Miller got out of the car and, carrying the flowers with him, went to Mariah’s front door and rang the bell.
There was no answer.
He knew she was home—Daniel had been out on surveillance all day and had just called saying that Mariah was back home after an afternoon of running errands in town. Sure enough, her bike was leaning against the side of the house.
Miller went around toward the back, toward the beach, and nearly ran smack into Mariah.
She’d come directly from the ocean. Her hair was wet, her dark curls like a cap against her head. Her skin glistened from the water, and her tank-style bathing suit was plastered to her incredible body. The sun sparkled on a bead of water caught in her eyelashes as her eyes widened in surprise.

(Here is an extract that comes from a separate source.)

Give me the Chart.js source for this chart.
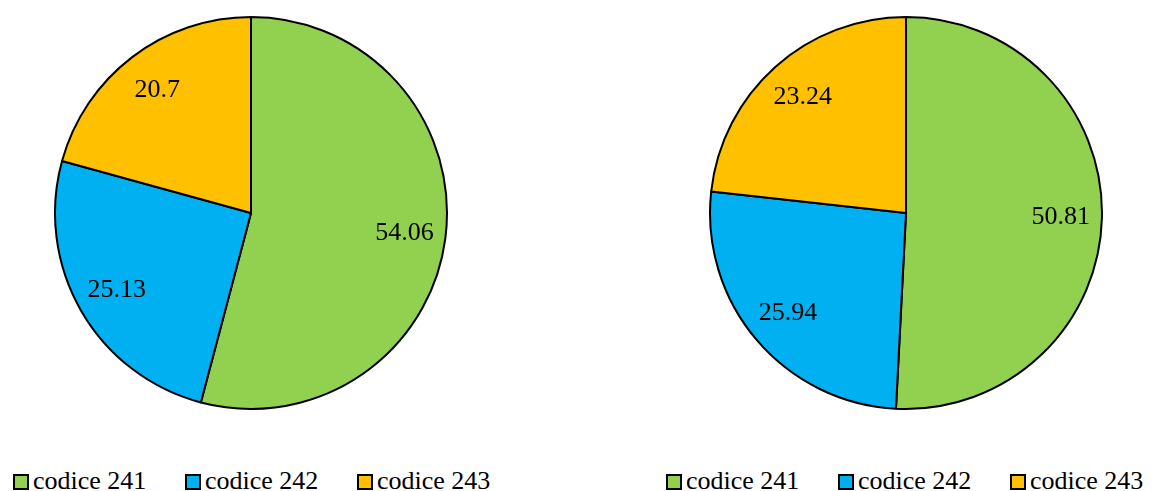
<!DOCTYPE html>
<html>
<head>
<meta charset="utf-8">
<script src="https://cdn.jsdelivr.net/npm/chart.js@4.4.0/dist/chart.umd.min.js"></script>
<style>
    html, body { margin: 0; padding: 0; background: #fff; }
    body { width: 1156px; height: 491px; position: relative; overflow: hidden; font-family: "Liberation Serif", Tinos, "Times New Roman", "DejaVu Serif", serif; }
    .pie { position: absolute; top: 14px; width: 398px; height: 398px; }
    .legend { position: absolute; top: 467px; display: flex; font-size: 26px; line-height: 28px; color: #000; }
    .legend .item { display: flex; align-items: center; width: 172px; }
    .legend .box { width: 12px; height: 12px; border: 2px solid #000; margin-right: 4px; margin-top: 2px; box-sizing: content-box; }
</style>
</head>
<body>
<div class="pie" style="left:52px"><canvas id="pieKiri"></canvas></div>
<div class="pie" style="left:707px"><canvas id="pieKanan"></canvas></div>
<div class="legend" id="legendKiri" style="left:13px"></div>
<div class="legend" id="legendKanan" style="left:666px"></div>
<script>
// kategori dan nilai tiap pie
const categories = ['codice 241', 'codice 242', 'codice 243'];
const valuesKiri = [54.06, 25.13, 20.7];
const valuesKanan = [50.81, 25.94, 23.24];
const sliceColors = ['#92D050', '#00B0F0', '#FFC000'];

const fontLabel = '26px "Liberation Serif", Tinos, "Times New Roman", "DejaVu Serif", serif';

// tulis nilai di tengah tiap irisan
const sliceLabels = {
    id: 'sliceLabels',
    afterDatasetsDraw(chart) {
        const ctx = chart.ctx;
        const data = chart.data.datasets[0].data;
        chart.getDatasetMeta(0).data.forEach((arc, i) => {
            const mid = (arc.startAngle + arc.endAngle) / 2;
            const r = arc.outerRadius * 0.79;
            ctx.save();
            ctx.font = fontLabel;
            ctx.fillStyle = '#000';
            ctx.textAlign = 'center';
            ctx.textBaseline = 'middle';
            ctx.fillText(String(data[i]), arc.x + Math.cos(mid) * r, arc.y + Math.sin(mid) * r);
            ctx.restore();
        });
    }
};

function buatPie(id, values) {
    new Chart(document.getElementById(id), {
        type: 'pie',
        data: {
            labels: categories,
            datasets: [{
                data: values,
                backgroundColor: sliceColors,
                borderColor: '#000',
                borderWidth: 2
            }]
        },
        options: {
            responsive: true,
            maintainAspectRatio: false,
            animation: false,
            layout: { padding: 2 },
            plugins: { legend: { display: false }, tooltip: { enabled: false } }
        },
        plugins: [sliceLabels]
    });
}

function buatLegend(id) {
    const wrap = document.getElementById(id);
    categories.forEach((nama, i) => {
        const item = document.createElement('div');
        item.className = 'item';
        const box = document.createElement('span');
        box.className = 'box';
        box.style.background = sliceColors[i];
        const teks = document.createElement('span');
        teks.textContent = nama;
        item.appendChild(box);
        item.appendChild(teks);
        wrap.appendChild(item);
    });
}

buatPie('pieKiri', valuesKiri);
buatPie('pieKanan', valuesKanan);
buatLegend('legendKiri');
buatLegend('legendKanan');
</script>
</body>
</html>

“John! Hi! What are you doing here?”
God, she was gorgeous. Every last inch of her was fantastic. But she wrapped her towel around her waist as if self-conscious of the way she looked in a bathing suit.
He held out the yellow flowers. “I wanted to thank you for helping me this morning.”
She took the flowers, but barely looked at them. Her attention was fully on him, her gaze searching his face. “Are you all right? You didn’t walk all the way out here, did you?”
“No, I drove.”
“By yourself?” She looked over his shoulder at the car, parked in her drive.
“I’m feeling much better,” he said. “It was just…I don’t know, low blood sugar, I guess. I didn’t have much dinner last night, and I didn’t have anything to eat before I left the resort this morning. But I had some breakfast and even managed to catch a few hours of sleep after Daniel gave me a ride back to my room.”
“Low blood sugar,” she repeated her gaze never leaving his face.
She clearly didn’t believe him. It was the perfect opening for him to begin to tell her Jonathan Mills’s cover story. But the words—the lies—stuck in his throat, and for the first time in his life, he almost couldn’t do it.
What was wrong with him? This was the part of being under cover that he always enjoyed—getting close to the major players in the game. He’d never thought of his cover story as lies before. It was, instead, the new truth. His cover became his new reality. He was Jonathan Mills.
But as he looked into Mariah’s eyes, he couldn’t push John Miller away. No doubt the fatigue and the stress of the past few years were taking their toll.
“Actually,” he said, clearing his throat, “it was probably a combination of low blood sugar-and the fact that I’ve just finished a course of chemotherapy.” He ran his fingers through his barely there hair as he watched realization and horror dawn in Mariah’s eyes. He should have felt a burst of satisfaction, but all he felt was this damned twinge of guilt. He hardened himself. He was the robot, after all.
“Oh,” she said.
“Cancer,” he told her. “Hodgkin’s. The doctors caught it early. I’m…I’m lucky, you know?”
She was looking down at the flowers now, but her gaze was unfocused. When she glanced back up at him, he could see that she had tears in her eyes. Tears of compassion, of sympathy. He knew he’d moved another step closer to his goal, but robot or not, he felt like a bastard.
“Would you be interested in that glass of iced tea I offered you this morning?” she asked, blinking back the tears and forcing a friendly smile.